There is no reason to assume that life would have to be similar to our carbon-based form or would require conditions similar to ours.  Life on our planet sprung up quickly and the physics and chemistry of our universe seem to favor self-organizing processes.  Life forms could be quite varied and perhaps universal.

Enrico Fermi suggested in 1950 that if any advanced civilization developed the ability to travel beyond its solar system, even at less than light speed, in ten million years it should be able to colonize the whole Milky Way (100,000 LYs in diameter).  So why don't we see them?  Why haven't we even heard anyone else?  The Great Filter suggests various possibilities.

The first would be that advanced life is rare.  The conditions for it to develop are quite special. While life on earth arose quickly, in just 400 million years after earth formed a solid crust, it took another almost two billion years for complex single cells to evolve.  Add another billion years – about 550 million years ago – for multi-cellular creatures.  Most of the history of life on earth is this long prelude to the development of us.  Humans arose only in the last two million years of the earth's 4,500 million years.  Along the way, life went through several mass extinction events.  The last one, 65 million years ago, took out the dinosaurs leaving the ground clear for the development of mammals.  The combination of events and circumstances that led to us may be so rare as to make us one of the very few – or only – lucky ones.

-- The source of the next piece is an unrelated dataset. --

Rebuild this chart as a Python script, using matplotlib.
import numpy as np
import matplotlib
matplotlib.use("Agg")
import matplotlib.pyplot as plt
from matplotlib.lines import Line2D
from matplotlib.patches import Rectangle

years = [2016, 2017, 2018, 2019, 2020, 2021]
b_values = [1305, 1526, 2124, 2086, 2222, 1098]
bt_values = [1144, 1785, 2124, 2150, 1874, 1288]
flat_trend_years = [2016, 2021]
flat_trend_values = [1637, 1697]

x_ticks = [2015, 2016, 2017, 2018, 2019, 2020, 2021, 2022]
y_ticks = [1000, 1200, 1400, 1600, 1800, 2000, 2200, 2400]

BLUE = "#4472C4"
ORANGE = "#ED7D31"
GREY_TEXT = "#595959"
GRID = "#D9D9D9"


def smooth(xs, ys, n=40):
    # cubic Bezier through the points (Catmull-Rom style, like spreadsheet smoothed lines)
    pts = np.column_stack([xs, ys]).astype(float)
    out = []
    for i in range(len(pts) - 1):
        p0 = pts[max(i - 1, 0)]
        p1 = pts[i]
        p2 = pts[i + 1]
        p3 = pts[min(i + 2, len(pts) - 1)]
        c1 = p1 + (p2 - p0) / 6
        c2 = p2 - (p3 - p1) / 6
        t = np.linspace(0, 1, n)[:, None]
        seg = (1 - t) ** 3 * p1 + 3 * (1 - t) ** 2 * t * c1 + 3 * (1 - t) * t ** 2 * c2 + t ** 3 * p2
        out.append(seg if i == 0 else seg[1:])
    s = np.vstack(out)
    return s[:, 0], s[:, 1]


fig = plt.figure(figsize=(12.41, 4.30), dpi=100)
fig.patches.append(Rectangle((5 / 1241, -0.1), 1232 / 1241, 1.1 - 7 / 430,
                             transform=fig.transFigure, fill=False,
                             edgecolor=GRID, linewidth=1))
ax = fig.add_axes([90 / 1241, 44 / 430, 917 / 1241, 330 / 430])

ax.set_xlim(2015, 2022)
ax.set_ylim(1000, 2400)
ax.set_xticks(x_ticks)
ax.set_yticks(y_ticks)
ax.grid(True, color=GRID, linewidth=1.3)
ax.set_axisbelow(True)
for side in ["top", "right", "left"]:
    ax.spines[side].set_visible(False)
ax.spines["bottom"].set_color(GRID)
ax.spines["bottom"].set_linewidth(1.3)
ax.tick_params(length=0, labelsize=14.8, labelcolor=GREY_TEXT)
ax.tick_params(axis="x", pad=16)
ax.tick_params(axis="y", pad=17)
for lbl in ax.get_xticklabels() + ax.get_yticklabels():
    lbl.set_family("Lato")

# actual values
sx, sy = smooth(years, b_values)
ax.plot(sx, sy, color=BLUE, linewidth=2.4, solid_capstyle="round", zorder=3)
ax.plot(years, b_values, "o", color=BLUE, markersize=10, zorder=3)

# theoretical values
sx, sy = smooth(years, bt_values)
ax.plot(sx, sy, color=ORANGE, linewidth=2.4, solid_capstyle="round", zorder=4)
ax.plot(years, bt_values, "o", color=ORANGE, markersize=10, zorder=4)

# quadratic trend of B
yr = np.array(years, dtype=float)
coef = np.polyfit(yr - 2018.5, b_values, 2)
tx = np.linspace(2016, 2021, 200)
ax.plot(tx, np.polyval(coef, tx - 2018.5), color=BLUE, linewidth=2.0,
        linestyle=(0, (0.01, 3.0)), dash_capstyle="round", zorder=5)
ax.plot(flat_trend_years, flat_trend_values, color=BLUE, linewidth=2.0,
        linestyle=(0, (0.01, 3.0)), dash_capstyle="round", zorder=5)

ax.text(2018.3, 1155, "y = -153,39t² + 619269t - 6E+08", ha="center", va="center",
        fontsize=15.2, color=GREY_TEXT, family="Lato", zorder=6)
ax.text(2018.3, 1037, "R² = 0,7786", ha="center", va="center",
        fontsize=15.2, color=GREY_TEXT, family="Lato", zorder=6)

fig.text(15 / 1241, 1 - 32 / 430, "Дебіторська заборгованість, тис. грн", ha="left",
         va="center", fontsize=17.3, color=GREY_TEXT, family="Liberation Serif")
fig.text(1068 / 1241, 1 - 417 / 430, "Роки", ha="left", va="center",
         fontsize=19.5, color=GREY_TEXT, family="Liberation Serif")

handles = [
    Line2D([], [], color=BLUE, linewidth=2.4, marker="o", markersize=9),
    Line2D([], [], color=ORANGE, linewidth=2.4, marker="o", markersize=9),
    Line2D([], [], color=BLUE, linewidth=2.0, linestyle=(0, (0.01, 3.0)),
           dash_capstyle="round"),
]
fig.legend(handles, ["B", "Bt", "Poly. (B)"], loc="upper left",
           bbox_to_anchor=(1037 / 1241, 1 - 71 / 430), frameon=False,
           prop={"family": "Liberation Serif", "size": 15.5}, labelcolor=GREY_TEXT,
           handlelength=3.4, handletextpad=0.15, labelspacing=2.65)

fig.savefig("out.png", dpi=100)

But with some probable 20 billion earth-like exoplanets and some 100 billion likely planets in all, chances are that however rare, odds would favor the development of a considerable number of advanced life forms in our galaxy.  Some might have arose millions of years ago.  Any signals they sent would have had plenty of time to reach us.  Any earth-like planet with advanced life within 500 LYs would presumably have been heard by now.  So far, the SETI project has found none.

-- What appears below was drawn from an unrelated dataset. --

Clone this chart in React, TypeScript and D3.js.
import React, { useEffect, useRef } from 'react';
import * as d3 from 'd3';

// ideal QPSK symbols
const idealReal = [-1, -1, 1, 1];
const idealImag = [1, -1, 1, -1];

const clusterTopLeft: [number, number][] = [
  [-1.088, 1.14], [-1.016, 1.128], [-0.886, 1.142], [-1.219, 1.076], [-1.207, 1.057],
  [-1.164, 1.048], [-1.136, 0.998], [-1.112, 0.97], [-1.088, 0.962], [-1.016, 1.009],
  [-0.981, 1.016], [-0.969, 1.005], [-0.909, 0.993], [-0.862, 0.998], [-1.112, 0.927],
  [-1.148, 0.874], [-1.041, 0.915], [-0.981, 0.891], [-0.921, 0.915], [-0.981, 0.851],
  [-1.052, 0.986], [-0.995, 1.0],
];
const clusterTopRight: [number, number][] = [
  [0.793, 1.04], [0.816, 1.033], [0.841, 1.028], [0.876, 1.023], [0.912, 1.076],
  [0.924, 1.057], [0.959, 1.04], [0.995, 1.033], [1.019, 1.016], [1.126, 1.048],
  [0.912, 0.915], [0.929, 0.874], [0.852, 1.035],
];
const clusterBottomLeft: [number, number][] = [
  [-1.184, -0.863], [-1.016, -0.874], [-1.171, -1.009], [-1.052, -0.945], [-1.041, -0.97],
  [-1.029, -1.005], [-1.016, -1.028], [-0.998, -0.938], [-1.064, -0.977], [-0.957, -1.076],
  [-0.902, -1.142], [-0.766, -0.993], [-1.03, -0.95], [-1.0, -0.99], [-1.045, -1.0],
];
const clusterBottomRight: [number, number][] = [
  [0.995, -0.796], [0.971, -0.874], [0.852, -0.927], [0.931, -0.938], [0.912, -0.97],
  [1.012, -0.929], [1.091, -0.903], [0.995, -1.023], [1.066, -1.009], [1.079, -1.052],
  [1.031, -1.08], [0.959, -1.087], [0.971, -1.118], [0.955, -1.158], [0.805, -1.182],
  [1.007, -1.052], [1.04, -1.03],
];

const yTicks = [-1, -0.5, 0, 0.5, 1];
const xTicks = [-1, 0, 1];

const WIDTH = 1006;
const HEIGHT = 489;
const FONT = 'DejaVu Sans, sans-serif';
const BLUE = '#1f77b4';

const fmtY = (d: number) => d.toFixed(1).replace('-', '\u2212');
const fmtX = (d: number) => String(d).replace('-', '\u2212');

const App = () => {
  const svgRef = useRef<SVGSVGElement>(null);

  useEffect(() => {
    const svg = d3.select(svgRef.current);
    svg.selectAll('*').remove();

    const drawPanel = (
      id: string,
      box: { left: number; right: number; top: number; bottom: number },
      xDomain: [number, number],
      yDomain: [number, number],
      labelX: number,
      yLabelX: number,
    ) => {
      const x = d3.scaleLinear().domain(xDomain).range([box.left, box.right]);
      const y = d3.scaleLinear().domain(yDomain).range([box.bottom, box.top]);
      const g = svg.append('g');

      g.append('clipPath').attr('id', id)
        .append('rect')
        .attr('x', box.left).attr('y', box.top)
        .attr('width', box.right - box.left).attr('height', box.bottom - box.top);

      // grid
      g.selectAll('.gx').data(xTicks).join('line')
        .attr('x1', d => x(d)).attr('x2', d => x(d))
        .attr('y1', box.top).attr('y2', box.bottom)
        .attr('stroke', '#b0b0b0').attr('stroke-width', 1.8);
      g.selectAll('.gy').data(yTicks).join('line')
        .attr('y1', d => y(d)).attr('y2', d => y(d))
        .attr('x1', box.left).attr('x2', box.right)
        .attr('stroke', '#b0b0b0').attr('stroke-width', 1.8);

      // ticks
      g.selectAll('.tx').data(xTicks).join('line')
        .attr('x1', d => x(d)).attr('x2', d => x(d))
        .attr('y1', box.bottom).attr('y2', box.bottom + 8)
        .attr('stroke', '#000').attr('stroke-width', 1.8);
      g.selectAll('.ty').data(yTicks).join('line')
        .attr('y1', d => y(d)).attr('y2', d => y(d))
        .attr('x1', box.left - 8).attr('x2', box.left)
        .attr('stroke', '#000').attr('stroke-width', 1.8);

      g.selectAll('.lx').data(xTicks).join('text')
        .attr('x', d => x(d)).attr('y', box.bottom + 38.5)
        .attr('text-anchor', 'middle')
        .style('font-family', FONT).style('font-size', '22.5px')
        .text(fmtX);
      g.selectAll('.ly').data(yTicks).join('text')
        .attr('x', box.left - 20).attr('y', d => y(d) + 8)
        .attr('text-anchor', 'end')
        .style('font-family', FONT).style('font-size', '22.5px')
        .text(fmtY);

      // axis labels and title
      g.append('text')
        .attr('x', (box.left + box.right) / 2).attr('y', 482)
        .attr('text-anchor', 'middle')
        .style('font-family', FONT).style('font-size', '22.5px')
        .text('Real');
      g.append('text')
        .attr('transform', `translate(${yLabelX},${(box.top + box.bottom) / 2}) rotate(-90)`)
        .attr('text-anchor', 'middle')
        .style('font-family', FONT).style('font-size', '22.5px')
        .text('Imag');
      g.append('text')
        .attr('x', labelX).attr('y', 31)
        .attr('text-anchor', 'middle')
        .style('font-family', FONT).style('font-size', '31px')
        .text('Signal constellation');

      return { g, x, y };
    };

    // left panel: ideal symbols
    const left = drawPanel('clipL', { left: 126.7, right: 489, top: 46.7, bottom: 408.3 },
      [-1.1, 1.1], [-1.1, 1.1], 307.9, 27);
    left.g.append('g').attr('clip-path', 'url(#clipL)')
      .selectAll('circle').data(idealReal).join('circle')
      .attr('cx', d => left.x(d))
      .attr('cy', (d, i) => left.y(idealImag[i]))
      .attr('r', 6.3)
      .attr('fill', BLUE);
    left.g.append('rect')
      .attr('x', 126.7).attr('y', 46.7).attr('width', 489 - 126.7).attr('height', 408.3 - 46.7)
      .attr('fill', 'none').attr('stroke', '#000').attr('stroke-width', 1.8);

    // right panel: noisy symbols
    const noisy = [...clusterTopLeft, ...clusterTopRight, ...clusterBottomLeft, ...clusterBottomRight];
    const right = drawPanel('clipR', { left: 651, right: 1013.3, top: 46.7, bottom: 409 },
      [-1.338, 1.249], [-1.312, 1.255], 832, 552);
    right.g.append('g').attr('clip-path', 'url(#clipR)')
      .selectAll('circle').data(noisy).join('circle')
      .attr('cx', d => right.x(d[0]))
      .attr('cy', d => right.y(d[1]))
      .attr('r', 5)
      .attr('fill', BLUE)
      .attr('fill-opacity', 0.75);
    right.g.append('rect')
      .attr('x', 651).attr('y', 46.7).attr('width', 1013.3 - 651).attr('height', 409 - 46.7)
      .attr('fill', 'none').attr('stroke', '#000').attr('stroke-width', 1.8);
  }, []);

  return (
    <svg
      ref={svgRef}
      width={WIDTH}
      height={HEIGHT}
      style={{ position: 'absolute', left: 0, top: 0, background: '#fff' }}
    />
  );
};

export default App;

Perhaps our listening capabilities are still not sensitive enough to pick up any signals.  But clearly we are now able to tease out the existence of exoplanets themselves out some two thousand light years.

Maybe cosmic natural disasters – nearby super-novas, meteor strikes, etc – occur frequently enough to set back life and knock out civilizations before they can get very far?  But we've gone 65 million years without one and there is no reason to expect any such for at least the next few hundred years.

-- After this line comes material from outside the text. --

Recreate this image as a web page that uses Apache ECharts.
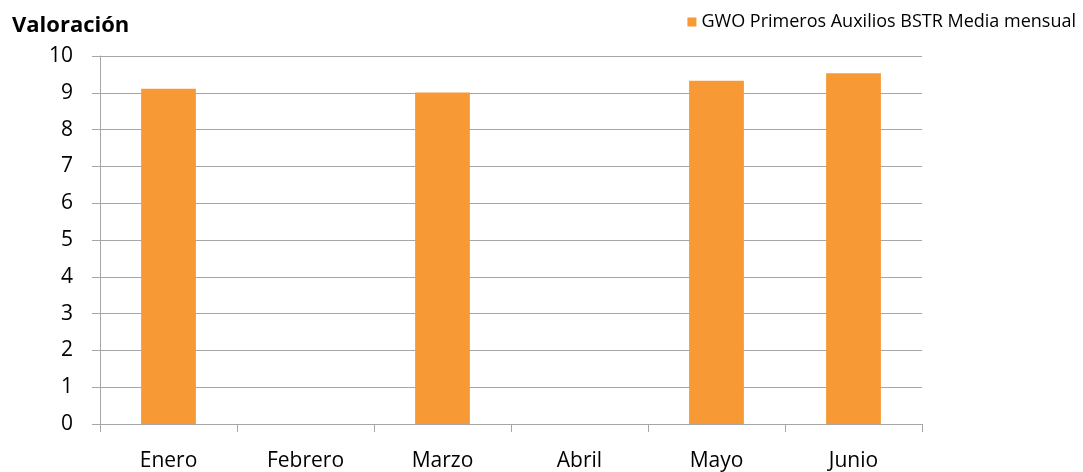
<!DOCTYPE html>
<html>
<head>
<meta charset="utf-8">
<script src="https://cdn.jsdelivr.net/npm/echarts@6/dist/echarts.min.js"></script>
<style>
html,body{margin:0;padding:0;background:#fff;}
#chart{width:1083px;height:472px;}
</style>
</head>
<body>
<div id="chart"></div>
<script>
const categories = ['Enero', 'Febrero', 'Marzo', 'Abril', 'Mayo', 'Junio'];
const values = [9.11, null, 9.01, null, 9.33, 9.53];
const seriesName = 'GWO Primeros Auxilios BSTR Media mensual';
const yTitle = 'Valoración';

const FONT = '"Open Sans", sans-serif';
const chart = echarts.init(document.getElementById('chart'));
chart.setOption({
  animation: false,
  textStyle: { fontFamily: FONT },
  title: {
    text: yTitle,
    left: 7, top: 10,
    textStyle: { fontSize: 22, fontWeight: 'bold', color: '#000', fontFamily: FONT }
  },
  legend: {
    data: [seriesName],
    right: 2, top: 8,
    itemWidth: 9, itemHeight: 9, itemGap: 4,
    icon: 'rect',
    textStyle: { fontSize: 18, color: '#000', fontFamily: FONT, padding: [0,0,0,0] }
  },
  grid: { left: 100, right: 161, top: 56, bottom: 48, containLabel: false },
  xAxis: {
    type: 'category',
    data: categories,
    axisLine: { lineStyle: { color: '#a6a6a6' } },
    axisTick: { show: true, length: 8, lineStyle: { color: '#a6a6a6' } },
    axisLabel: { fontSize: 21, color: '#000', margin: 27, fontFamily: FONT }
  },
  yAxis: {
    type: 'value',
    min: 0, max: 10, interval: 1,
    axisLine: { show: true, lineStyle: { color: '#a6a6a6' } },
    axisTick: { show: true, length: 8, lineStyle: { color: '#a6a6a6' } },
    splitLine: { lineStyle: { color: '#a6a6a6', width: 1 } },
    axisLabel: { fontSize: 21, color: '#000', margin: 27, fontFamily: FONT }
  },
  series: [{
    name: seriesName,
    type: 'bar',
    data: values,
    barWidth: '40%',
    itemStyle: { color: '#f79a36' }
  }]
});
</script>
</body>
</html>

Maybe someone is out there, able to hide themselves and/or tracking down and destroying any potential competitors before they get too far?  This is a common science fiction trope.   But it assumes that advanced civilizations would either be very modest – and thus hide themselves, perhaps quietly visiting and making crop circles or waiting for us to rise to the level where we could join their Federation – or especially vicious and aggressive.  Based upon the only advanced civilization we know of – ourselves – one could not rule out the second possibility.

Finally, there is the possibility that there is something about advanced technologies that operates to cut short the civilization that develops them: industrial civilization leading to run-away climate change; biotechnology leading to – or failing to keep up with – disruptions in the present web of life; failure of critical management systems to handle increasingly complex and changing political, social, economic and ecological dynamics.

Bottom line, so far we have no evidence that we have company anywhere out there. We may be special. Question is, are we doomed to be filtered out and will we have ourselves to blame?